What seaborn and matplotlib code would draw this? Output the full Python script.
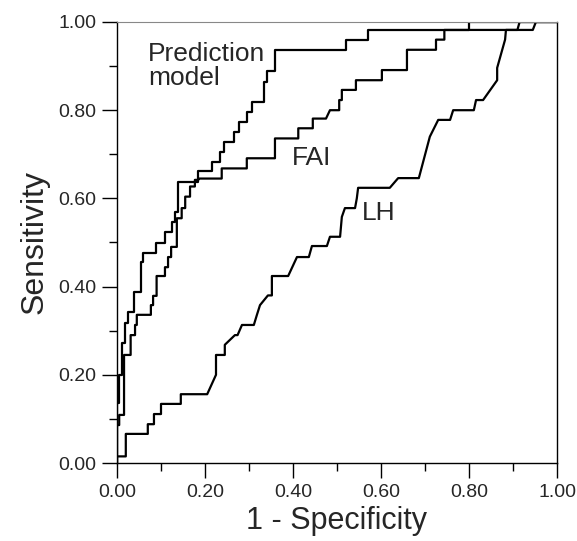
#!/usr/bin/env python3
import matplotlib
matplotlib.use("Agg")
import matplotlib.pyplot as plt
from matplotlib.ticker import MultipleLocator, FormatStrFormatter
import pandas as pd
import seaborn as sns

# ROC step curves (1 - specificity, sensitivity)
pred_fpr = [0, 0, 0.005, 0.005, 0.011, 0.011, 0.018, 0.018, 0.025, 0.025, 0.039, 0.039,
            0.054, 0.054, 0.06, 0.06, 0.089, 0.089, 0.109, 0.109, 0.125, 0.125, 0.132, 0.132,
            0.138, 0.138, 0.185, 0.185, 0.215, 0.215, 0.234, 0.234, 0.244, 0.244, 0.265, 0.265,
            0.278, 0.278, 0.295, 0.295, 0.306, 0.306, 0.333, 0.333, 0.34, 0.34, 0.359, 0.359,
            0.52, 0.52, 0.57, 0.57, 0.80, 0.80, 1.0]
pred_tpr = [0, 0.136, 0.136, 0.20, 0.20, 0.272, 0.272, 0.317, 0.317, 0.342, 0.342, 0.388,
            0.388, 0.455, 0.455, 0.476, 0.476, 0.50, 0.50, 0.524, 0.524, 0.546, 0.546, 0.57,
            0.57, 0.638, 0.638, 0.661, 0.661, 0.683, 0.683, 0.706, 0.706, 0.729, 0.729, 0.751,
            0.751, 0.774, 0.774, 0.797, 0.797, 0.819, 0.819, 0.865, 0.865, 0.888, 0.888, 0.937,
            0.937, 0.96, 0.96, 0.982, 0.982, 1.0, 1.0]

fai_fpr = [0, 0, 0.005, 0.005, 0.016, 0.016, 0.031, 0.031, 0.041, 0.041, 0.045, 0.045,
           0.077, 0.077, 0.082, 0.082, 0.09, 0.09, 0.109, 0.109, 0.116, 0.116, 0.123, 0.123,
           0.136, 0.136, 0.147, 0.147, 0.155, 0.155, 0.166, 0.166, 0.177, 0.177, 0.185, 0.185,
           0.238, 0.238, 0.295, 0.295, 0.359, 0.359, 0.412, 0.412, 0.445, 0.445, 0.475, 0.484,
           0.505, 0.505, 0.511, 0.511, 0.543, 0.543, 0.602, 0.602, 0.659, 0.659, 0.725, 0.725,
           0.744, 0.744, 0.945, 0.952, 1.0]
fai_tpr = [0, 0.086, 0.086, 0.109, 0.109, 0.245, 0.245, 0.29, 0.29, 0.313, 0.313, 0.336,
           0.336, 0.358, 0.358, 0.379, 0.379, 0.424, 0.424, 0.444, 0.444, 0.467, 0.467, 0.49,
           0.49, 0.555, 0.555, 0.578, 0.578, 0.604, 0.604, 0.627, 0.627, 0.642, 0.642, 0.645,
           0.645, 0.668, 0.668, 0.691, 0.691, 0.736, 0.736, 0.759, 0.759, 0.781, 0.781, 0.80,
           0.80, 0.823, 0.823, 0.846, 0.846, 0.868, 0.868, 0.891, 0.891, 0.937, 0.937, 0.96,
           0.96, 0.982, 0.982, 1.0, 1.0]

lh_fpr = [0, 0, 0.02, 0.02, 0.07, 0.07, 0.084, 0.084, 0.10, 0.10, 0.145, 0.145, 0.205,
          0.225, 0.225, 0.245, 0.245, 0.268, 0.274, 0.284, 0.311, 0.318, 0.325, 0.343, 0.352,
          0.352, 0.389, 0.409, 0.436, 0.443, 0.477, 0.484, 0.507, 0.511, 0.518, 0.541, 0.545,
          0.548, 0.62, 0.639, 0.686, 0.711, 0.73, 0.757, 0.764, 0.811, 0.816, 0.832, 0.864,
          0.864, 0.882, 0.884, 0.91, 0.915, 1.0]
lh_tpr = [0, 0.015, 0.015, 0.066, 0.066, 0.088, 0.088, 0.111, 0.111, 0.134, 0.134, 0.156,
          0.156, 0.20, 0.245, 0.245, 0.268, 0.29, 0.29, 0.313, 0.313, 0.336, 0.358, 0.38, 0.38,
          0.424, 0.424, 0.467, 0.467, 0.492, 0.492, 0.513, 0.513, 0.558, 0.578, 0.578, 0.60,
          0.624, 0.624, 0.646, 0.646, 0.74, 0.778, 0.778, 0.80, 0.80, 0.823, 0.823, 0.868,
          0.896, 0.96, 0.982, 0.982, 1.0, 1.0]

curve_names = ["Prediction model", "FAI", "LH"]

frames = []
for name, fpr, tpr in zip(curve_names, [pred_fpr, fai_fpr, lh_fpr], [pred_tpr, fai_tpr, lh_tpr]):
    frames.append(pd.DataFrame({"fpr": fpr, "tpr": tpr, "curve": name}))
df = pd.concat(frames, ignore_index=True)

sns.set_style("ticks")
plt.rcParams["font.family"] = ["Liberation Sans", "DejaVu Sans"]

fig = plt.figure(figsize=(5.77, 5.41), dpi=100)
ax = fig.add_axes([117 / 577, 78 / 541, 440 / 577, 441 / 541])

sns.lineplot(data=df, x="fpr", y="tpr", hue="curve", units="curve", estimator=None,
             sort=False, palette=["black"] * 3, linewidth=1.6, legend=False, ax=ax)

ax.set_xlim(0, 1)
ax.set_ylim(0, 1)
ax.xaxis.set_major_locator(MultipleLocator(0.2))
ax.xaxis.set_minor_locator(MultipleLocator(0.1))
ax.yaxis.set_major_locator(MultipleLocator(0.2))
ax.yaxis.set_minor_locator(MultipleLocator(0.1))
ax.xaxis.set_major_formatter(FormatStrFormatter("%.2f"))
ax.yaxis.set_major_formatter(FormatStrFormatter("%.2f"))
ax.tick_params(which="major", direction="out", length=11, width=1, labelsize=14, pad=4,
               color="black")
ax.tick_params(which="minor", direction="out", length=6, width=1, color="black")

for side in ["left", "bottom", "right"]:
    ax.spines[side].set_color("black")
    ax.spines[side].set_linewidth(1)
ax.spines["top"].set_color("#888888")
ax.spines["top"].set_linewidth(0.8)

ax.set_xlabel("1 - Specificity", fontsize=22, labelpad=4)
ax.set_ylabel("Sensitivity", fontsize=23, labelpad=6)

ax.text(0.07, 0.955, "Prediction\nmodel", fontsize=19, ha="left", va="top", linespacing=1.0)
ax.text(0.398, 0.665, "FAI", fontsize=19, ha="left", va="bottom")
ax.text(0.557, 0.54, "LH", fontsize=19, ha="left", va="bottom")

fig.savefig("out.png", dpi=100)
--------
* [THE REQUEST]: Extract the lines exactly, please: the first line of the listing, the line with "0.937, 0.96, 0.96, 0.982, 0.982, 1.0, 1.0]", and every line between them, but no pictures.

* [SOLUTION FOR THIS TASK]:
What seaborn and matplotlib code would draw this? Output the full Python script.
#!/usr/bin/env python3
import matplotlib
matplotlib.use("Agg")
import matplotlib.pyplot as plt
from matplotlib.ticker import MultipleLocator, FormatStrFormatter
import pandas as pd
import seaborn as sns

# ROC step curves (1 - specificity, sensitivity)
pred_fpr = [0, 0, 0.005, 0.005, 0.011, 0.011, 0.018, 0.018, 0.025, 0.025, 0.039, 0.039,
            0.054, 0.054, 0.06, 0.06, 0.089, 0.089, 0.109, 0.109, 0.125, 0.125, 0.132, 0.132,
            0.138, 0.138, 0.185, 0.185, 0.215, 0.215, 0.234, 0.234, 0.244, 0.244, 0.265, 0.265,
            0.278, 0.278, 0.295, 0.295, 0.306, 0.306, 0.333, 0.333, 0.34, 0.34, 0.359, 0.359,
            0.52, 0.52, 0.57, 0.57, 0.80, 0.80, 1.0]
pred_tpr = [0, 0.136, 0.136, 0.20, 0.20, 0.272, 0.272, 0.317, 0.317, 0.342, 0.342, 0.388,
            0.388, 0.455, 0.455, 0.476, 0.476, 0.50, 0.50, 0.524, 0.524, 0.546, 0.546, 0.57,
            0.57, 0.638, 0.638, 0.661, 0.661, 0.683, 0.683, 0.706, 0.706, 0.729, 0.729, 0.751,
            0.751, 0.774, 0.774, 0.797, 0.797, 0.819, 0.819, 0.865, 0.865, 0.888, 0.888, 0.937,
            0.937, 0.96, 0.96, 0.982, 0.982, 1.0, 1.0]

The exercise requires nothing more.